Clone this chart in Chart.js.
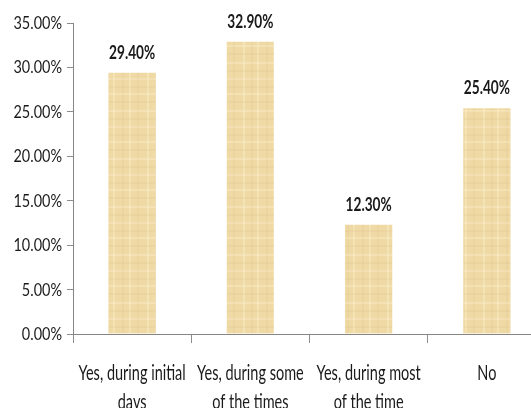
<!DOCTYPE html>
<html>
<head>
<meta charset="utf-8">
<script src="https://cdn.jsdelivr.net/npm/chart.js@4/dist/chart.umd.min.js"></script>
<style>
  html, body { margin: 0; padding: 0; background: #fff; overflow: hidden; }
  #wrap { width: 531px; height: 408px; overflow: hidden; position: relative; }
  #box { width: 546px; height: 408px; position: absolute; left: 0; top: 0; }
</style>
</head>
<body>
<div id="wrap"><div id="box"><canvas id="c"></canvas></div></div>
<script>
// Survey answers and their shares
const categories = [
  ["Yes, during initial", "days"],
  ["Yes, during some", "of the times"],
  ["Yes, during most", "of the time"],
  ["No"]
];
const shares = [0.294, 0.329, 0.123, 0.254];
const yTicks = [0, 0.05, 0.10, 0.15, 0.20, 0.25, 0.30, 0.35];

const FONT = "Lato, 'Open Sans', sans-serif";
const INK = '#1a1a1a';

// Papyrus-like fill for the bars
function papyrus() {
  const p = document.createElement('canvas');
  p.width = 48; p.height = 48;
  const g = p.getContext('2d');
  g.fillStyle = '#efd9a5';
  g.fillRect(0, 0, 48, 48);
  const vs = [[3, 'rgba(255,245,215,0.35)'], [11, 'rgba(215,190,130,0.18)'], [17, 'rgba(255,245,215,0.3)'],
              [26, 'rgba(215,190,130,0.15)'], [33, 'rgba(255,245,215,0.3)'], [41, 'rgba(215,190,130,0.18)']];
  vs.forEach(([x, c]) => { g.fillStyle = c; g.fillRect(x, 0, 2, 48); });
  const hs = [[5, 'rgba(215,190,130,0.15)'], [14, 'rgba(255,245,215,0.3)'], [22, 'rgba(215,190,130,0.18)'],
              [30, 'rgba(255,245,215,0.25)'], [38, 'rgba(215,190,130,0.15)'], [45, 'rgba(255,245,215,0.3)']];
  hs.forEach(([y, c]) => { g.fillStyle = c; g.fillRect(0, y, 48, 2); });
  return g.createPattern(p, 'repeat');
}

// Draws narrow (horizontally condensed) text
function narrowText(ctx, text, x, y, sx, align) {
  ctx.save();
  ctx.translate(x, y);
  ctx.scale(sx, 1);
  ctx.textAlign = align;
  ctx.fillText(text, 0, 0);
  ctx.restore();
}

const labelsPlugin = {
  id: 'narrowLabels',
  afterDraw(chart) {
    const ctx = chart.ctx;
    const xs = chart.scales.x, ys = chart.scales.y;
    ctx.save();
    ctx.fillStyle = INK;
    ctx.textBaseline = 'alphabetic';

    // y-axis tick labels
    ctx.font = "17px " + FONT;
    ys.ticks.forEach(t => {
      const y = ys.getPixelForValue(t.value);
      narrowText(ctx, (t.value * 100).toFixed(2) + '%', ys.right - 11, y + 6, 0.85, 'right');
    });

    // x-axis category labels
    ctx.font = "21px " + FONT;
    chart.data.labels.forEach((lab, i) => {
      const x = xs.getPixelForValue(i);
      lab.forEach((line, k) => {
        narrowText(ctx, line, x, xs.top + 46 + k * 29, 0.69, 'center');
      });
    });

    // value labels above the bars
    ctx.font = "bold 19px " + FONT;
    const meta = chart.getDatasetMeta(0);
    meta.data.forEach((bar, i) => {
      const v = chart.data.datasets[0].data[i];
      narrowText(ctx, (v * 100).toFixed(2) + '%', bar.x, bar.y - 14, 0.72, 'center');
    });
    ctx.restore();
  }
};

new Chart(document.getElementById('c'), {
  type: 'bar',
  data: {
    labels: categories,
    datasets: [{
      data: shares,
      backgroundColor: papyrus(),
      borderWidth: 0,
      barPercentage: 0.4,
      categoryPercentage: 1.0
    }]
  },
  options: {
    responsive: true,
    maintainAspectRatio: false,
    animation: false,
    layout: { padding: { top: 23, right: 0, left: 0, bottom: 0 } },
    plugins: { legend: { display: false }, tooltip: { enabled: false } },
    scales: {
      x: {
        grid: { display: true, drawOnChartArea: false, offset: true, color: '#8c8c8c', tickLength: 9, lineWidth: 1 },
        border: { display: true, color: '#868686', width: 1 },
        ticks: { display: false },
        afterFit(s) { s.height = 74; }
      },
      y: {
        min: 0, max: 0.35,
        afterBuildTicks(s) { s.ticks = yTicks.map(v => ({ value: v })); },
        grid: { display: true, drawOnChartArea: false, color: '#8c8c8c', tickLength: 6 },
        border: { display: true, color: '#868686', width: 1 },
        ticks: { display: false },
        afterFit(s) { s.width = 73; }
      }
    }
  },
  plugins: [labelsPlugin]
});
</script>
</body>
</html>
○ ○ ○ ○
◆ **GIVEN TASK**
Replicate the material above verbatim; images stay out of the copy.

◆ **REPLY TO THE TASK**
Clone this chart in Chart.js.
<!DOCTYPE html>
<html>
<head>
<meta charset="utf-8">
<script src="https://cdn.jsdelivr.net/npm/chart.js@4/dist/chart.umd.min.js"></script>
<style>
  html, body { margin: 0; padding: 0; background: #fff; overflow: hidden; }
  #wrap { width: 531px; height: 408px; overflow: hidden; position: relative; }
  #box { width: 546px; height: 408px; position: absolute; left: 0; top: 0; }
</style>
</head>
<body>
<div id="wrap"><div id="box"><canvas id="c"></canvas></div></div>
<script>
// Survey answers and their shares
const categories = [
  ["Yes, during initial", "days"],
  ["Yes, during some", "of the times"],
  ["Yes, during most", "of the time"],
  ["No"]
];
const shares = [0.294, 0.329, 0.123, 0.254];
const yTicks = [0, 0.05, 0.10, 0.15, 0.20, 0.25, 0.30, 0.35];

const FONT = "Lato, 'Open Sans', sans-serif";
const INK = '#1a1a1a';

// Papyrus-like fill for the bars
function papyrus() {
  const p = document.createElement('canvas');
  p.width = 48; p.height = 48;
  const g = p.getContext('2d');
  g.fillStyle = '#efd9a5';
  g.fillRect(0, 0, 48, 48);
  const vs = [[3, 'rgba(255,245,215,0.35)'], [11, 'rgba(215,190,130,0.18)'], [17, 'rgba(255,245,215,0.3)'],
              [26, 'rgba(215,190,130,0.15)'], [33, 'rgba(255,245,215,0.3)'], [41, 'rgba(215,190,130,0.18)']];
  vs.forEach(([x, c]) => { g.fillStyle = c; g.fillRect(x, 0, 2, 48); });
  const hs = [[5, 'rgba(215,190,130,0.15)'], [14, 'rgba(255,245,215,0.3)'], [22, 'rgba(215,190,130,0.18)'],
              [30, 'rgba(255,245,215,0.25)'], [38, 'rgba(215,190,130,0.15)'], [45, 'rgba(255,245,215,0.3)']];
  hs.forEach(([y, c]) => { g.fillStyle = c; g.fillRect(0, y, 48, 2); });
  return g.createPattern(p, 'repeat');
}

// Draws narrow (horizontally condensed) text
function narrowText(ctx, text, x, y, sx, align) {
  ctx.save();
  ctx.translate(x, y);
  ctx.scale(sx, 1);
  ctx.textAlign = align;
  ctx.fillText(text, 0, 0);
  ctx.restore();
}

const labelsPlugin = {
  id: 'narrowLabels',
  afterDraw(chart) {
    const ctx = chart.ctx;
    const xs = chart.scales.x, ys = chart.scales.y;
    ctx.save();
    ctx.fillStyle = INK;
    ctx.textBaseline = 'alphabetic';

    // y-axis tick labels
    ctx.font = "17px " + FONT;
    ys.ticks.forEach(t => {
      const y = ys.getPixelForValue(t.value);
      narrowText(ctx, (t.value * 100).toFixed(2) + '%', ys.right - 11, y + 6, 0.85, 'right');
    });

    // x-axis category labels
    ctx.font = "21px " + FONT;
    chart.data.labels.forEach((lab, i) => {
      const x = xs.getPixelForValue(i);
      lab.forEach((line, k) => {
        narrowText(ctx, line, x, xs.top + 46 + k * 29, 0.69, 'center');
      });
    });

    // value labels above the bars
    ctx.font = "bold 19px " + FONT;
    const meta = chart.getDatasetMeta(0);
    meta.data.forEach((bar, i) => {
      const v = chart.data.datasets[0].data[i];
      narrowText(ctx, (v * 100).toFixed(2) + '%', bar.x, bar.y - 14, 0.72, 'center');
    });
    ctx.restore();
  }
};

new Chart(document.getElementById('c'), {
  type: 'bar',
  data: {
    labels: categories,
    datasets: [{
      data: shares,
      backgroundColor: papyrus(),
      borderWidth: 0,
      barPercentage: 0.4,
      categoryPercentage: 1.0
    }]
  },
  options: {
    responsive: true,
    maintainAspectRatio: false,
    animation: false,
    layout: { padding: { top: 23, right: 0, left: 0, bottom: 0 } },
    plugins: { legend: { display: false }, tooltip: { enabled: false } },
    scales: {
      x: {
        grid: { display: true, drawOnChartArea: false, offset: true, color: '#8c8c8c', tickLength: 9, lineWidth: 1 },
        border: { display: true, color: '#868686', width: 1 },
        ticks: { display: false },
        afterFit(s) { s.height = 74; }
      },
      y: {
        min: 0, max: 0.35,
        afterBuildTicks(s) { s.ticks = yTicks.map(v => ({ value: v })); },
        grid: { display: true, drawOnChartArea: false, color: '#8c8c8c', tickLength: 6 },
        border: { display: true, color: '#868686', width: 1 },
        ticks: { display: false },
        afterFit(s) { s.width = 73; }
      }
    }
  },
  plugins: [labelsPlugin]
});
</script>
</body>
</html>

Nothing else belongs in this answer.